Kk+ak
kurdefelans!
Wczoraj strzeliła mi rocznica od rozpoczęcia budowy
Dokładnie rok i jeden dzień temu, czyli 4 lipca 2003 roku dokonałem zakupu tablicy informacyjnej za 35 złotych - pierwszego zakupu budowlanego.
Od tamtej pory stałem się lżejszy o 298.740,08 zł.
W zasadzie, to na upartego mógłbym już zamieszkać, ale chcę jak najwięcej zrobić przed przeprowadzką, bo jak wiadomo, potem się nie chce.

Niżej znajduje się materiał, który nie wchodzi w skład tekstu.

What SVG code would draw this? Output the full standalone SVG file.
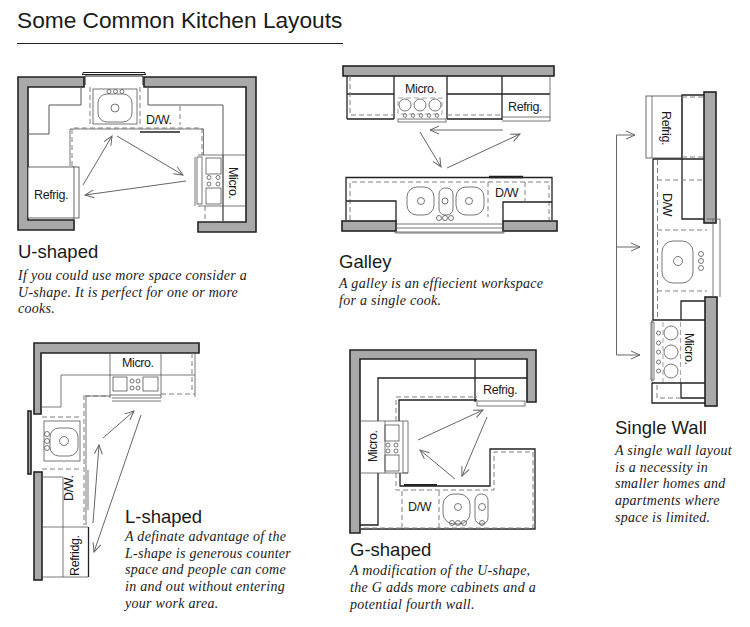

Do zrobienia pozostało mi:
WEWNĄCZ
- podłogi
- schody
- drzwi
- malowanie
- kominek
- piec
- kontakty + lampy
- biały montaż
- kuchnia
ZEWNĄCZ
- parapety
- tynki
- podbitka
- teren (trawnik)
- garaż - podłoga, bramy, drzwi
- ogrodzenie, bramy, śmietnik
- taras
- podjazd i ścieżki
I PRZYSZŁOŚCIOWO
- ogród, pergola, oświetlenie terenu, automatyka do bram i co tam jeszcze
Plan jest taki, żeby wprowadzić się przed Bożym Narodzeniem - powinno się udać.